For Christian oil, hundreds of thousands have died in Iraq. As for Israel, for Christian oil, during the Gulf War, the Israelis had to allow themselves to be "protected" by none other than the Christian US, with the result that hundreds died. Since the US Christians are so fond of oil and can't ship an appropriate number of weapons to their homies in the Middle East, they have forced Israel to do so. These same weapons then show up in the hands of terrorists who kill their great pal, Israel. With friends like you...
Meanwhile, back at the Palestinian homefront, your co-religionist Christians are continuing to flee, and guess where they go? Israel, which, idiotically takes them in.

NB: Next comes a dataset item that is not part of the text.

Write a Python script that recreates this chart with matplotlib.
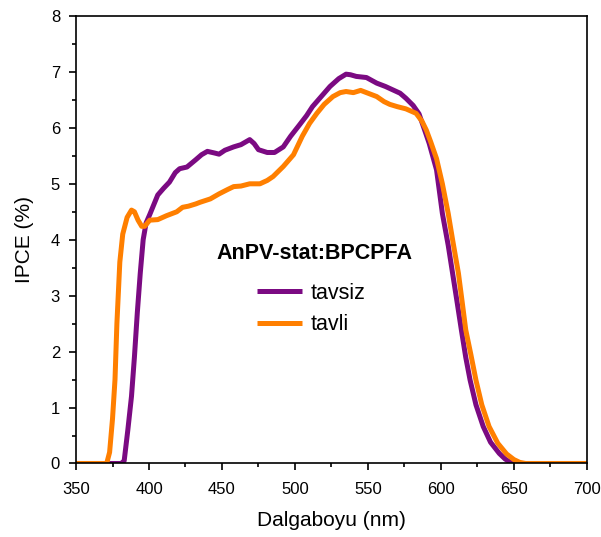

So, Obama has as his minister a man who teamed up with a thug named Farakhan financed by the Lybian government and the suffering of disenfranchised people. Rev. Wright gave this man a lifetime achievement award and then accompanied him to Lybia to meet Gadaffi. And then Farakhan endorses Obama.

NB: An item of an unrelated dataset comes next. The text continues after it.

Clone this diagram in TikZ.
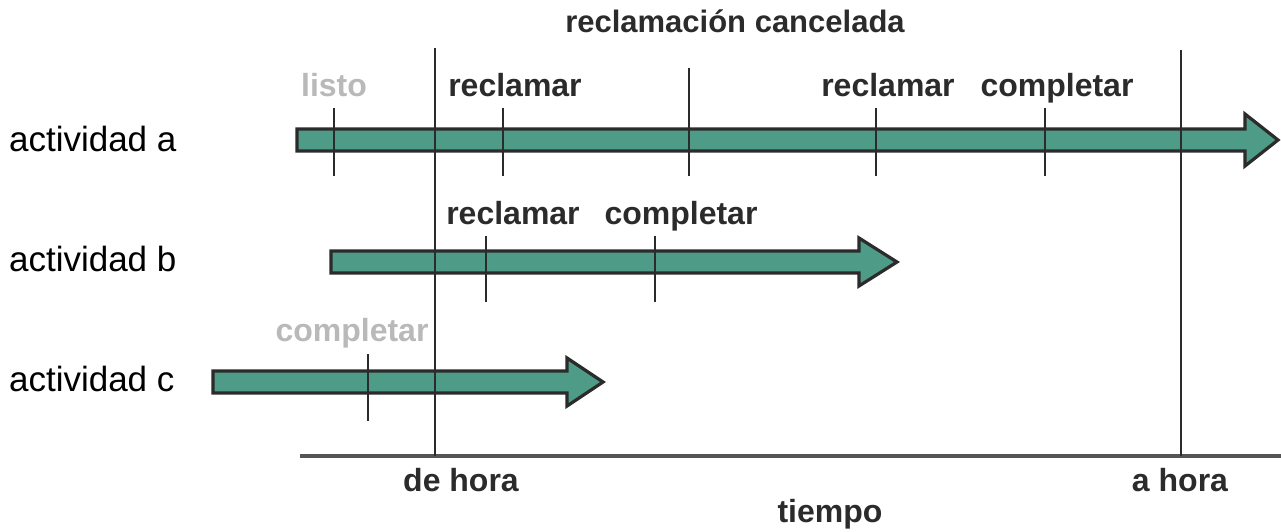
\documentclass[tikz,border=0pt]{standalone}
\usepackage{fontspec}
\setmainfont{Liberation Sans}
\usepackage{xcolor}
\definecolor{cBar}{HTML}{4E9C88}
\definecolor{cLine}{HTML}{2B2B2B}
\definecolor{cFaded}{HTML}{B9B9B9}
\usepackage{tikz}
\usetikzlibrary{positioning,calc}
\tikzset{
  bar-shape/.style={draw=cLine,line width=1.6pt,fill=cBar,line join=miter},
  tick-mark/.style={draw=cLine,line width=1.1pt},
  time-line/.style={draw=cLine,line width=1.1pt},
  axis-line/.style={draw=cLine!80,line width=1.6pt},
  row-label/.style={anchor=base west,font=\fontsize{17.5}{20}\selectfont},
  event-label/.style={anchor=base,font=\fontsize{16}{19}\selectfont\bfseries,text=cLine},
  event-faded/.style={event-label,text=cFaded},
}

\begin{document}
\begin{tikzpicture}[x=0.5pt,y=-0.5pt]
  \useasboundingbox (0,0) rectangle (1281,531);

  % rows
  \node[row-label] (rowa) at (2,151) {actividad a};
  \node[row-label] (rowb) at (2,271) {actividad b};
  \node[row-label] (rowc) at (2,391) {actividad c};

  % time window
  \node[event-label,font=\fontsize{15.5}{18}\selectfont\bfseries] (cancel) at (735,32) {reclamación cancelada};
  \coordinate (from-top) at (435,48);
  \coordinate (from-bot) at (435,456);
  \coordinate (to-top) at (1181,50);
  \coordinate (to-bot) at (1181,456);
  \coordinate (axis-start) at (300,456);
  \coordinate (axis-end) at (1281,456);
  \draw[axis-line] (axis-start) -- (axis-end);
  \node[event-label] (fromlbl) at (461,491) {de hora};
  \node[event-label] (tolbl) at (1180,491) {a hora};
  \node[event-label] (tiempo) at (830,522) {tiempo};

  % activity bars
  \draw[bar-shape] (297,129) -- (1245,129) -- (1245,114) -- (1278,140)
    -- (1245,166) -- (1245,151) -- (297,151) -- cycle;
  \draw[bar-shape] (331,251) -- (859,251) -- (859,238) -- (897,262)
    -- (859,286) -- (859,273) -- (331,273) -- cycle;
  \draw[bar-shape] (213,371) -- (567,371) -- (567,358) -- (603,382)
    -- (567,406) -- (567,393) -- (213,393) -- cycle;

  % window lines over the bars
  \draw[time-line] (from-top) -- (from-bot);
  \draw[time-line] (to-top) -- (to-bot);

  % events on a
  \draw[tick-mark] (334,108) -- (334,176);
  \draw[tick-mark] (503,108) -- (503,176);
  \draw[tick-mark] (689,68) -- (689,176);
  \draw[tick-mark] (876,108) -- (876,176);
  \draw[tick-mark] (1045,108) -- (1045,176);
  \node[event-faded] (a-listo) at (334,96) {listo};
  \node[event-label] (a-recl1) at (515,96) {reclamar};
  \node[event-label] (a-recl2) at (888,96) {reclamar};
  \node[event-label] (a-compl) at (1057,96) {completar};

  % events on b
  \draw[tick-mark] (486,236) -- (486,302);
  \draw[tick-mark] (655,236) -- (655,302);
  \node[event-label] (b-recl) at (513,224) {reclamar};
  \node[event-label] (b-compl) at (681,224) {completar};

  % events on c
  \draw[tick-mark] (368,354) -- (368,421);
  \node[event-faded] (c-compl) at (352,341) {completar};
\end{tikzpicture}
\end{document}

I don't think Obama is suffering too much from Jewish pressure. Some kind of Christianism has gotten to him, though.
I wonder what the 100,000 Ethiopian Jews living in Israel would say to Rev. Wright. In terms of AmeriChristian thinking, these people would be black. To us, they're just Jews. And African American Jews? Also to us, just Jews. What are they to you?
Think about it Simon. That is, if it won't be too taxing for you.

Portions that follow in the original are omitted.